La Corte condivide tale relazione;
rileva che la inammissibilità dell’appello ha determinato il passaggio in giudicato della sentenza definitiva di primo grado del 27 novembre 2010 del Tribunale di Trani, mentre la sentenza non definitiva di cessazione degli effetti civili del 23 maggio 2006 non risulta essere stata impugnata ed è quindi passata in giudicato precedentemente;
ritiene che pertanto la richiesta, formulata dai nuovi difensori aggiunti del D.M., di dichiarazione di cessazione della materia del contendere, a seguito della delibazione, da parte della Corte di appello di Bari, con sentenza del 9/23 novembre 2015, della sentenza ecclesiastica che ha dichiarato la nullità del matrimonio, è infondata;
ritenuto che pertanto il ricorso va respinto con condanna del ricorrente al pagamento delle spese del giudizio di cassazione.
PQM
La Corte rigetta il ricorso. Condanna il ricorrente al pagamento delle spese del giudizio di cassazione liquidate in complessivi 3.100 Euro di cui 100 per spese, oltre accessori di legge e spese forfettarie.
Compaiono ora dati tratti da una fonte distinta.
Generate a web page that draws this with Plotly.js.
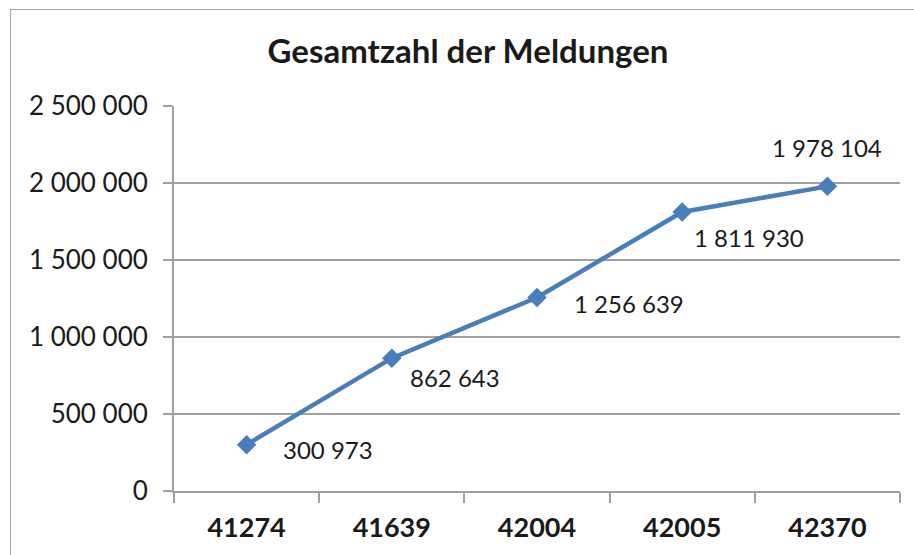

Dispone che in caso di diffusione del presente provvedimento siano omesse le generalità e gli altri dati identificativi a norma del D.Lgs. n. 196 del 2003, art. 52.
Ai sensi del D.P.R. n. 115 del 2002, art. 13, comma 1 quater, dà atto della sussistenza dei presupposti per il versamento, da parte del ricorrente, dell’ulteriore importo a titolo di contributo unificato pari a quello dovuto per il ricorso a norma dello stesso art. 13, comma 1 bis.
Così deciso in Roma, nella Camera di Consiglio, il 11 novembre 2016.